In a sign of how much Google’s interests have converged with the Koch network in Washington, many of the groups siding with Google in the Supreme Court case are funded both by the company and Koch money.
The list includes the Washington Legal Foundation, the R Street Institute, and the Center for Growth and Opportunity at Utah State University, which was launched with a $25 million gift from Charles Koch.1 Another group, the Information Technology & Innovation Foundation, is funded by Google and the Charles Koch Institute.
Another example is Geoffrey Manne, who signed onto a pro-Google brief in the Gonzalez case. He is president and founder of the International Center for Law & Economics, which has also gotten donations from Google and the Charles Koch Foundation. (As TTP has reported previously, Manne has written numerous policy papers over the years that support Google’s positions on antitrust, search neutrality and copyright/patent issues.)
The Center for Growth and Opportunity has been active in promoting Google-friendly policy positions, like opposing the above-mentioned Journalism Competition and Preservation Act. The group also came to Google’s defense in 2021 by cautioning Merrick Garland to think twice before pursuing the Justice Department’s antitrust lawsuit against Google.
TTP found other connections among Google’s allies on the Gonzalez case. Take Eric Goldman, a law professor at Santa Clara University. Goldman—a faculty member at the university’s Markkula Center for Applied Ethics, which received funding from Google as part of the cy pres legal settlement involving Google Buzz—filed an amicus brief in support of the company at the Supreme Court. (He previously took a position consistent with Google’s view during the debate over the sex-trafficking bill in Congress.)
Goldman is a co-founder of the Trust & Safety Foundation, which also filed a brief supporting Google in the Gonzalez case, arguing that limiting Section 230’s protections for recommendation and content moderation algorithms “could be extremely burdensome to T&S teams and lead to even more content removal.” The foundation’s “sibling organization,” the Trust & Safety Professional Association, counts Google as one of its “founding supporters.”
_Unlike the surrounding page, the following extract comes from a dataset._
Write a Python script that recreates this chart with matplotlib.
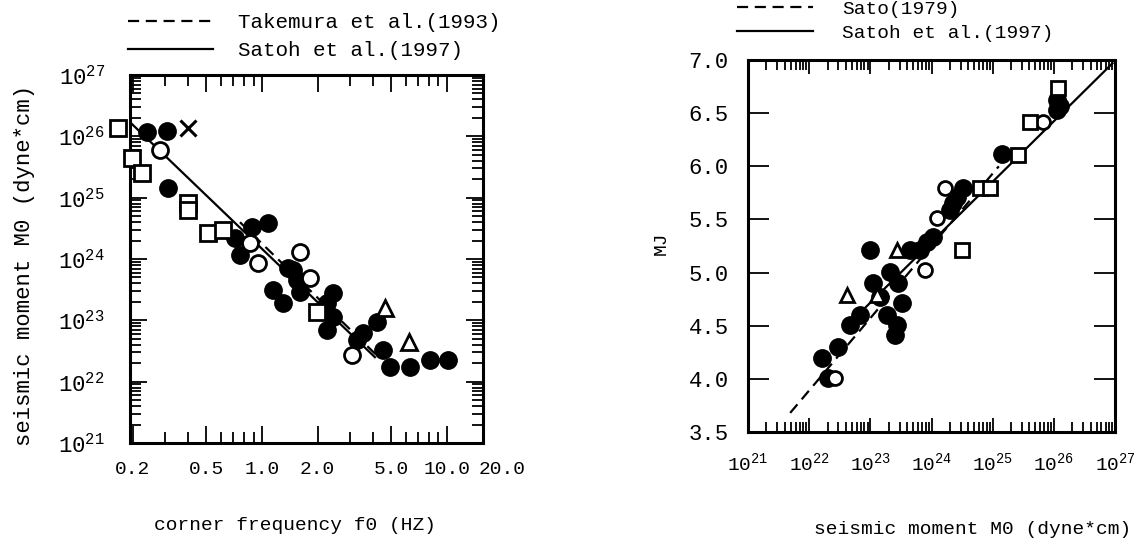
import matplotlib
matplotlib.use('Agg')
import matplotlib.pyplot as plt
from matplotlib.ticker import FixedLocator, LogLocator, NullFormatter, FixedFormatter

plt.rcParams['font.family'] = ['Liberation Mono', 'DejaVu Sans Mono']
plt.rcParams['mathtext.fontset'] = 'custom'
plt.rcParams['mathtext.rm'] = 'Liberation Mono'

# ---- left panel: corner frequency f0 (Hz) vs seismic moment M0 ----
sq_f = [0.167, 0.198, 0.225, 0.398, 0.398, 0.511, 0.615, 1.98]
sq_m = [1.38e26, 4.47e25, 2.51e25, 8.13e24, 6.31e24, 2.63e24, 2.95e24, 1.35e23]

oc_f = [0.281, 0.861, 0.951, 1.60, 1.82, 3.07]
oc_m = [6.03e25, 1.82e24, 8.51e23, 1.29e24, 4.90e23, 2.69e22]

fc_f = [0.239, 0.306, 0.310, 0.714, 0.883, 1.077, 0.760, 1.47, 1.55, 1.15, 1.30,
        1.60, 2.42, 2.24, 2.24, 2.42, 4.19, 3.51, 3.26, 4.51, 4.92, 6.31, 8.09,
        10.1, 1.38]
fc_m = [1.17e26, 1.23e26, 1.45e25, 2.19e24, 3.31e24, 3.89e24, 1.15e24, 6.61e23,
        4.57e23, 3.09e23, 1.91e23, 2.88e23, 2.75e23, 1.91e23, 6.92e22, 1.12e23,
        9.33e22, 6.17e22, 4.79e22, 3.24e22, 1.74e22, 1.74e22, 2.24e22, 2.24e22,
        7.08e23]

tri_f = [4.62, 6.23]
tri_m = [1.58e23, 4.37e22]

x_f = [0.398]
x_m = [1.38e26]

satoh_f = [0.198, 4.08]
satoh_m = [1.58e26, 2.51e22]
takemura_f = [0.76, 4.34]
takemura_m = [3.98e24, 2.40e22]

f_ticks = [0.2, 0.5, 1.0, 2.0, 5.0, 10.0]
f_labels = ['0.2', '0.5', '1.0', '2.0', '5.0', '10.0']

# ---- right panel: seismic moment M0 vs MJ ----
rsq_m = [1.17e26, 4.07e25, 2.57e25, 6.17e24, 8.91e24, 3.16e24]
rsq_mj = [6.74, 6.42, 6.11, 5.80, 5.80, 5.21]

roc_m = [6.61e25, 1.66e24, 1.23e24, 7.76e23, 2.63e22]
roc_mj = [6.42, 5.80, 5.51, 5.02, 4.01]

rfc_m = [1.12e26, 1.12e26, 1.26e26, 1.41e25, 3.24e24, 2.57e24, 2.24e24, 2.00e24,
         1.05e24, 8.32e23, 6.46e23, 4.47e23, 9.77e22, 2.09e23, 1.10e23, 2.82e23,
         1.45e23, 3.31e23, 1.86e23, 6.76e22, 4.68e22, 2.69e23, 2.51e23, 2.95e22,
         1.62e22, 2.04e22]
rfc_mj = [6.62, 6.53, 6.57, 6.12, 5.80, 5.71, 5.65, 5.59, 5.33, 5.29, 5.21, 5.21,
          5.21, 5.01, 4.90, 4.90, 4.77, 4.71, 4.60, 4.60, 4.51, 4.51, 4.41, 4.30,
          4.20, 4.01]

rtri_m = [2.69e23, 4.17e22, 1.29e23]
rtri_mj = [5.21, 4.79, 4.79]

sato_m = [4.9e21, 1.26e25]
sato_mj = [3.68, 6.0]
satoh2_m = [7.94e22, 9.12e26]
satoh2_mj = [4.66, 6.97]

mj_ticks = [3.5, 4.0, 4.5, 5.0, 5.5, 6.0, 6.5, 7.0]
m0_ticks = [1e21, 1e22, 1e23, 1e24, 1e25, 1e26, 1e27]

fig = plt.figure(figsize=(11.47, 5.44), dpi=100)
ax1 = fig.add_axes([130 / 1147, 101 / 544, 353 / 1147, 368 / 544])
ax2 = fig.add_axes([748 / 1147, 112 / 544, 367 / 1147, 372 / 544])

# left panel
l_tak, = ax1.plot(takemura_f, takemura_m, color='black', lw=1.6, ls=(0, (5, 3)), zorder=2)
l_sat, = ax1.plot(satoh_f, satoh_m, color='black', lw=1.6, zorder=2)
ax1.plot(fc_f, fc_m, 'o', ms=12.5, mfc='black', mec='black', zorder=3)
ax1.plot(oc_f, oc_m, 'o', ms=11.5, mfc='white', mec='black', mew=2, zorder=4)
ax1.plot(sq_f, sq_m, 's', ms=11, mfc='white', mec='black', mew=2, zorder=4, clip_on=False)
ax1.plot(tri_f, tri_m, '^', ms=11, mfc='white', mec='black', mew=2, zorder=4)
ax1.plot(x_f, x_m, 'x', ms=12, mec='black', mew=2.2, zorder=4)

ax1.set_xscale('log')
ax1.set_yscale('log')
ax1.set_xlim(0.193, 15.7)
ax1.set_ylim(1e21, 1e27)
ax1.xaxis.set_major_locator(FixedLocator(f_ticks))
ax1.xaxis.set_major_formatter(FixedFormatter(f_labels))
ax1.xaxis.set_minor_locator(LogLocator(base=10, subs=range(1, 10), numticks=20))
ax1.xaxis.set_minor_formatter(NullFormatter())
ax1.yaxis.set_major_locator(FixedLocator(m0_ticks))
ax1.yaxis.set_major_formatter(FixedFormatter([r'$\mathregular{10^{%d}}$' % e for e in range(21, 28)]))
ax1.yaxis.set_minor_locator(LogLocator(base=10, subs=range(2, 10), numticks=20))
ax1.yaxis.set_minor_formatter(NullFormatter())
ax1.tick_params(which='both', direction='in', top=True, right=True, width=1.3)
ax1.tick_params(which='major', length=12)
ax1.tick_params(which='minor', length=8)
ax1.tick_params(axis='x', labelsize=14, pad=13)
ax1.tick_params(axis='y', labelsize=16, pad=18)
ax1.text(20.0, -0.05, '20.0', transform=ax1.get_xaxis_transform(), ha='center', va='top',
         fontsize=14, clip_on=False)
for s in ax1.spines.values():
    s.set_linewidth(2.2)

ax1.legend([l_tak, l_sat], ['Takemura et al.(1993)', 'Satoh et al.(1997)'],
           loc='upper left', bbox_to_anchor=(128 / 1147, 1 - 13 / 544),
           bbox_transform=fig.transFigure, frameon=False, fontsize=15,
           handlelength=4.1, handletextpad=1.2, labelspacing=0.45,
           borderpad=0, borderaxespad=0)

fig.text(25 / 1147, 1 - 265 / 544, 'seismic moment M0 (dyne*cm)', rotation=90,
         ha='center', va='center', fontsize=16)
fig.text(295 / 1147, 1 - 525 / 544, 'corner frequency f0 (HZ)',
         ha='center', va='center', fontsize=14)

# right panel
l_sato, = ax2.plot(sato_m, sato_mj, color='black', lw=1.6, ls=(0, (5, 3)), zorder=2)
l_sat2, = ax2.plot(satoh2_m, satoh2_mj, color='black', lw=1.6, zorder=2)
ax2.plot(rfc_m, rfc_mj, 'o', ms=12.5, mfc='black', mec='black', zorder=3)
ax2.plot(roc_m, roc_mj, 'o', ms=10, mfc='white', mec='black', mew=2, zorder=4)
ax2.plot(rsq_m, rsq_mj, 's', ms=10, mfc='white', mec='black', mew=2, zorder=4)
ax2.plot(rtri_m, rtri_mj, '^', ms=10, mfc='white', mec='black', mew=2, zorder=4)

ax2.set_xscale('log')
ax2.set_xlim(1e21, 1e27)
ax2.set_ylim(3.5, 7.0)
ax2.xaxis.set_major_locator(FixedLocator(m0_ticks))
ax2.xaxis.set_major_formatter(FixedFormatter([r'$\mathregular{10^{%d}}$' % e for e in range(21, 28)]))
ax2.xaxis.set_minor_locator(LogLocator(base=10, subs=range(2, 10), numticks=20))
ax2.xaxis.set_minor_formatter(NullFormatter())
ax2.set_yticks(mj_ticks)
ax2.set_yticklabels(['%.1f' % v for v in mj_ticks])
ax2.tick_params(which='both', direction='in', top=True, right=True, width=1.3)
ax2.tick_params(axis='x', which='major', length=10, labelsize=14, pad=14)
ax2.tick_params(axis='x', which='minor', length=7)
ax2.tick_params(axis='y', which='major', length=15, labelsize=16, pad=14)
for s in ax2.spines.values():
    s.set_linewidth(2.2)

ax2.legend([l_sato, l_sat2], ['Sato(1979)', 'Satoh et al.(1997)'],
           loc='upper left', bbox_to_anchor=(737 / 1147, 1 + 0 / 544),
           bbox_transform=fig.transFigure, frameon=False, fontsize=14,
           handlelength=3.9, handletextpad=1.5, labelspacing=0.35,
           borderpad=0, borderaxespad=0)

fig.text(661 / 1147, 1 - 243 / 544, 'MJ', rotation=90, ha='center', va='center', fontsize=14)
fig.text(973 / 1147, 1 - 530 / 544, 'seismic moment M0 (dyne*cm)',
         ha='center', va='center', fontsize=14)

fig.savefig('out.png', dpi=100)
Google has enjoyed a wave of support for its legal arguments in the Gonzalez case. But a closer look at those supporters shows many are funded by and linked to Google. By deploying its paid allies in this way, Google helps to build an impression of broad-based support for its views of how the internet should run.
This is consistent with Google’s playbook over the last decade. The company has built up an army of proxies that can help make its case in legal, legislative, and regulatory debates in Washington. The Supreme Court, which is about to hear a critical case that could change how Big Tech platforms operate, is the latest target of Google’s influence machine.